## Material
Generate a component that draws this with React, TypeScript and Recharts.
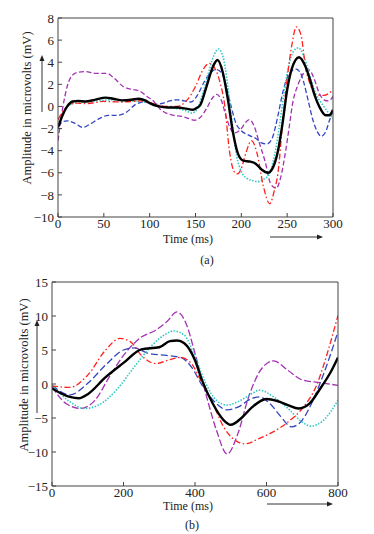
import { Line, LineChart, XAxis, YAxis } from "recharts";

// ---- panel (a): 0-300 ms ----
const aTicksX = [0, 50, 100, 150, 200, 250, 300];
const aTicksY = [-10, -8, -6, -4, -2, 0, 2, 4, 6, 8];

const aBlackT = [0, 5, 10, 16, 22, 30, 40, 52, 60, 70, 80, 88, 95, 100, 110, 120, 130, 140, 147, 150, 155, 162, 169, 174, 180, 185, 191, 196, 202, 210, 216, 222, 229, 234, 240, 245, 250, 255, 263, 270, 275, 280, 285, 292, 296, 300];
const aBlackV = [-1.9, -0.8, 0, 0.45, 0.5, 0.45, 0.6, 0.8, 0.7, 0.55, 0.6, 0.7, 0.55, 0.3, 0, -0.1, -0.1, -0.2, -0.3, -0.2, 0.1, 1.8, 3.6, 4.2, 3.0, 0.8, -2.4, -4.2, -4.9, -5.0, -5.2, -5.7, -6.0, -5.6, -4.0, -1.5, 1.5, 3.4, 4.45, 3.6, 2.4, 1.0, 0, -0.8, -0.8, -0.3];

const aRedT = [0, 5, 10, 20, 30, 50, 70, 90, 100, 110, 120, 130, 140, 150, 158, 165, 170, 176, 182, 187, 193, 196, 200, 205, 211, 217, 224, 231, 236, 240, 245, 250, 255, 260, 265, 270, 276, 282, 290, 300];
const aRedV = [-1.2, -0.5, 0, 0.3, 0.25, 0.45, 0.4, 0.5, 0.35, 0.1, 0, 0, 0.5, 1.8, 3.3, 3.9, 3.6, 2.4, 0, -4.0, -6.0, -6.1, -5.6, -4.2, -3.1, -4.2, -7.2, -8.8, -7.6, -6.0, -1.5, 2.5, 5.5, 7.2, 6.5, 3.6, 1.8, 1.05, 1.0, 1.5];

const aCyanT = [0, 5, 10, 20, 40, 60, 80, 100, 110, 120, 130, 140, 146, 152, 158, 164, 170, 175, 180, 185, 190, 195, 200, 206, 212, 218, 224, 230, 236, 242, 247, 252, 257, 262, 268, 274, 280, 290, 300];
const aCyanV = [-2, -0.8, 0, 0.35, 0.5, 0.6, 0.5, 0.3, 0, -0.1, -0.2, -0.4, -0.6, -0.2, 1.2, 3.0, 4.6, 5.2, 4.5, 2.0, -1.5, -4.5, -5.9, -6.5, -6.7, -6.8, -6.6, -6.2, -4.5, -1.5, 1.5, 3.8, 5.0, 5.3, 4.6, 3.0, 1.4, 0, -1.1];

const aBlueT = [0, 5, 10, 18, 27, 35, 45, 55, 65, 75, 85, 95, 105, 115, 122, 130, 138, 145, 152, 160, 166, 172, 178, 183, 188, 194, 200, 208, 216, 222, 228, 234, 240, 245, 250, 255, 259, 264, 268, 273, 278, 283, 287, 292, 296, 300];
const aBlueV = [-1.8, -1.4, -1.3, -1.5, -1.9, -1.6, -1.1, -0.8, -0.8, -0.5, 0.2, 0.4, 0.2, 0.3, 0.5, 0.6, 0.5, 0.4, 1.0, 2.3, 3.0, 3.35, 3.1, 2.0, 0.3, -1.5, -2.2, -2.6, -2.9, -3.3, -3.4, -2.8, -0.8, 1.2, 2.6, 3.2, 3.4, 3.1, 2.2, 0.5, -1.2, -2.3, -2.7, -2.3, -1.3, -0.4];

const aPurpleT = [0, 5, 10, 16, 22, 30, 40, 53, 62, 71, 80, 89, 97, 104, 111, 118, 126, 135, 143, 149, 155, 162, 168, 173, 178, 183, 188, 192, 200, 205, 209, 214, 220, 226, 232, 238, 243, 248, 252, 256, 262, 268, 274, 279, 285, 290, 295, 300];
const aPurpleV = [-3.1, -0.2, 1.8, 2.85, 3.1, 3.15, 3.0, 3.0, 2.5, 1.8, 1.55, 1.4, 0.9, 0.5, -0.2, -0.6, -0.8, -0.9, -1.1, -1.25, -1.0, -0.2, 0.7, 1.1, 0.6, -0.8, -2.0, -2.4, -2.0, -1.4, -1.2, -1.8, -3.4, -5.0, -7.0, -7.4, -6.4, -4.2, -2.0, 0.3, 2.0, 3.0, 3.3, 2.6, 1.2, 0.6, 0.5, 0.9];

// ---- panel (b): 0-800 ms ----
const bTicksX = [0, 200, 400, 600, 800];
const bTicksY = [-15, -10, -5, 0, 5, 10, 15];

const bBlackT = [0, 50, 75, 100, 150, 200, 250, 300, 330, 350, 370, 400, 420, 450, 480, 500, 530, 560, 600, 630, 660, 690, 720, 750, 780, 800];
const bBlackV = [-0.65, -1.9, -2.1, -1.5, 1.0, 3.1, 5.1, 5.4, 6.3, 6.4, 6.0, 3.5, 0.5, -2.9, -5.3, -6.0, -5.0, -3.4, -2.2, -2.5, -3.1, -3.6, -2.9, -0.7, 1.8, 3.9];

const bRedT = [0, 50, 100, 150, 190, 220, 250, 290, 330, 360, 390, 420, 450, 480, 510, 540, 580, 620, 660, 700, 740, 770, 800];
const bRedV = [-0.3, -0.5, 1.3, 5.0, 6.7, 6.2, 4.2, 3.0, 3.6, 3.9, 3.0, 0.1, -2.9, -6.3, -8.2, -8.8, -8.0, -7.0, -5.6, -3.6, -0.2, 4.5, 10.1];

const bBlueT = [0, 50, 100, 150, 200, 230, 270, 320, 360, 390, 420, 460, 490, 520, 560, 580, 610, 640, 670, 700, 730, 760, 800];
const bBlueV = [-0.2, -1.6, 0.1, 2.8, 5.0, 5.3, 4.5, 4.2, 3.9, 2.5, -0.2, -2.9, -3.8, -3.4, -2.1, -1.9, -2.9, -4.8, -6.3, -5.3, -2.4, 1.5, 7.7];

const bPurpleT = [0, 40, 80, 120, 160, 200, 250, 290, 320, 350, 375, 400, 430, 460, 490, 520, 550, 590, 620, 660, 700, 750, 800];
const bPurpleV = [-0.4, -2.9, -3.6, -2.4, 1.0, 4.2, 6.9, 7.9, 9.1, 10.6, 8.9, 4.5, -1.4, -6.8, -10.3, -7.3, -1.9, 2.5, 3.4, 2.0, 0.6, 0.2, -0.2];

const bCyanT = [0, 50, 90, 130, 180, 230, 280, 320, 340, 370, 400, 430, 460, 490, 520, 560, 580, 620, 660, 700, 725, 760, 800];
const bCyanV = [-0.2, -2.6, -3.6, -3.1, -0.9, 2.5, 5.7, 7.4, 7.8, 7.2, 4.0, 0.1, -2.4, -3.1, -2.6, -1.4, -0.9, -1.9, -3.6, -5.6, -6.2, -5.3, -2.4];

const toRows = (t: number[], v: number[]) => t.map((x, i) => ({ t: x, v: v[i] }));

const FONT = "Liberation Serif";
const AXIS = "#444";

const fmt = (v: number) => (v < 0 ? `\u2212${Math.abs(v)}` : String(v));

type SeriesDef = { t: number[]; v: number[]; color: string; dash?: string; width: number };

type Box = { left: number; top: number; right: number; bottom: number };

// plot box given in chart-local pixels; axes take fixed room around it
function Panel({
  series,
  ticksX,
  ticksY,
  domX,
  domY,
  width,
  height,
  box,
}: {
  series: SeriesDef[];
  ticksX: number[];
  ticksY: number[];
  domX: [number, number];
  domY: [number, number];
  width: number;
  height: number;
  box: Box;
}) {
  const tick = { fontFamily: FONT, fontSize: 13, fill: "#222" };
  const yw = 30;
  const xh = 20;
  const side = 5;
  const margin = {
    left: box.left - yw,
    top: box.top - side,
    right: width - box.right - side,
    bottom: height - box.bottom - xh,
  };
  return (
    <LineChart width={width} height={height} margin={margin}>
      <XAxis
        xAxisId="b"
        type="number"
        dataKey="t"
        domain={domX}
        ticks={ticksX}
        allowDataOverflow
        height={xh}
        tickSize={-4}
        tickMargin={6}
        tick={tick}
        stroke={AXIS}
        interval={0}
      />
      <XAxis
        xAxisId="t"
        orientation="top"
        type="number"
        dataKey="t"
        domain={domX}
        ticks={ticksX}
        allowDataOverflow
        height={side}
        tickSize={-4}
        tick={false}
        stroke={AXIS}
      />
      <YAxis
        yAxisId="l"
        type="number"
        domain={domY}
        ticks={ticksY}
        allowDataOverflow
        width={yw}
        tickSize={-4}
        tickMargin={8}
        tick={tick}
        tickFormatter={fmt}
        stroke={AXIS}
        interval={0}
      />
      <YAxis
        yAxisId="r"
        orientation="right"
        type="number"
        domain={domY}
        ticks={ticksY}
        allowDataOverflow
        width={side}
        tickSize={-4}
        tick={false}
        stroke={AXIS}
      />
      {series.map((s, i) => (
        <Line
          key={i}
          xAxisId="b"
          yAxisId="l"
          data={toRows(s.t, s.v)}
          dataKey="v"
          type="monotone"
          stroke={s.color}
          strokeWidth={s.width}
          strokeDasharray={s.dash}
          dot={false}
          isAnimationActive={false}
        />
      ))}
    </LineChart>
  );
}

const RED = "#ff2020";
const CYAN = "#35c9c4";
const BLUE = "#3446c2";
const PURPLE = "#a232b2";

const aSeries: SeriesDef[] = [
  { t: aPurpleT, v: aPurpleV, color: PURPLE, dash: "5 2.5", width: 1.3 },
  { t: aBlueT, v: aBlueV, color: BLUE, dash: "5 2.5", width: 1.3 },
  { t: aCyanT, v: aCyanV, color: CYAN, dash: "1.5 1.5", width: 1.6 },
  { t: aRedT, v: aRedV, color: RED, dash: "6 2.5 1.5 2.5", width: 1.3 },
  { t: aBlackT, v: aBlackV, color: "#000", width: 2.4 },
];

const bSeries: SeriesDef[] = [
  { t: bPurpleT, v: bPurpleV, color: PURPLE, dash: "7 2.5", width: 1.3 },
  { t: bBlueT, v: bBlueV, color: BLUE, dash: "7 3", width: 1.3 },
  { t: bCyanT, v: bCyanV, color: CYAN, dash: "1.5 1.5", width: 1.6 },
  { t: bRedT, v: bRedV, color: RED, dash: "6 2.5 1.5 2.5", width: 1.3 },
  { t: bBlackT, v: bBlackV, color: "#000", width: 2.4 },
];

function Arrow({ x1, y1, x2, y2 }: { x1: number; y1: number; x2: number; y2: number }) {
  const ang = Math.atan2(y2 - y1, x2 - x1);
  const L = 6;
  const W = 2.5;
  const bx = x2 - L * Math.cos(ang);
  const by = y2 - L * Math.sin(ang);
  const px = -Math.sin(ang) * W;
  const py = Math.cos(ang) * W;
  return (
    <g>
      <line x1={x1} y1={y1} x2={bx} y2={by} stroke="#333" strokeWidth={1} />
      <polygon points={`${x2},${y2} ${bx + px},${by + py} ${bx - px},${by - py}`} fill="#222" />
    </g>
  );
}

export default function App() {
  const txt = { fontFamily: FONT, fontSize: 12.5, fill: "#222" };
  const cap = { fontFamily: FONT, fontSize: 12, fill: "#222" };
  return (
    <div style={{ position: "absolute", left: 0, top: 0, width: 374, height: 534, background: "#fff" }}>
      <div style={{ position: "absolute", left: 0, top: 0 }}>
        <Panel
          series={aSeries}
          ticksX={aTicksX}
          ticksY={aTicksY}
          domX={[0, 300]}
          domY={[-10, 8]}
          width={374}
          height={270}
          box={{ left: 58, top: 18, right: 333, bottom: 217 }}
        />
      </div>
      <div style={{ position: "absolute", left: 0, top: 270 }}>
        <Panel
          series={bSeries}
          ticksX={bTicksX}
          ticksY={bTicksY}
          domX={[0, 800]}
          domY={[-15, 15]}
          width={374}
          height={264}
          box={{ left: 52, top: 12, right: 338, bottom: 216 }}
        />
      </div>
      <svg width={374} height={534} style={{ position: "absolute", left: 0, top: 0, pointerEvents: "none" }}>
        <text {...txt} x={27} y={108} textAnchor="middle" dominantBaseline="central" transform="rotate(-90 27 108)">
          Amplitude in microvolts (mV)
        </text>
        <text {...cap} x={188} y={243} textAnchor="middle">Time (ms)</text>
        <text {...cap} x={207} y={264} textAnchor="middle">(a)</text>
        <Arrow x1={270} y1={237} x2={323} y2={237} />
        <Arrow x1={42} y1={112} x2={42} y2={55} />

        <text {...txt} x={24} y={375} textAnchor="middle" dominantBaseline="central" transform="rotate(-90 24 375)">
          Amplitude in microvolts (mV)
        </text>
        <text {...cap} x={188} y={510} textAnchor="middle">Time (ms)</text>
        <text {...cap} x={192} y={529} textAnchor="middle">(b)</text>
        <Arrow x1={267} y1={504} x2={333} y2={504} />
        <Arrow x1={37} y1={413} x2={37} y2={320} />
      </svg>
    </div>
  );
}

## Directions for this task
Copy nothing but the lines from the top of the data down to the line containing "0, 2, 4, 6, 8];", and leave the pictures out.

## Solved exercise
Generate a component that draws this with React, TypeScript and Recharts.
import { Line, LineChart, XAxis, YAxis } from "recharts";

// ---- panel (a): 0-300 ms ----
const aTicksX = [0, 50, 100, 150, 200, 250, 300];
const aTicksY = [-10, -8, -6, -4, -2, 0, 2, 4, 6, 8];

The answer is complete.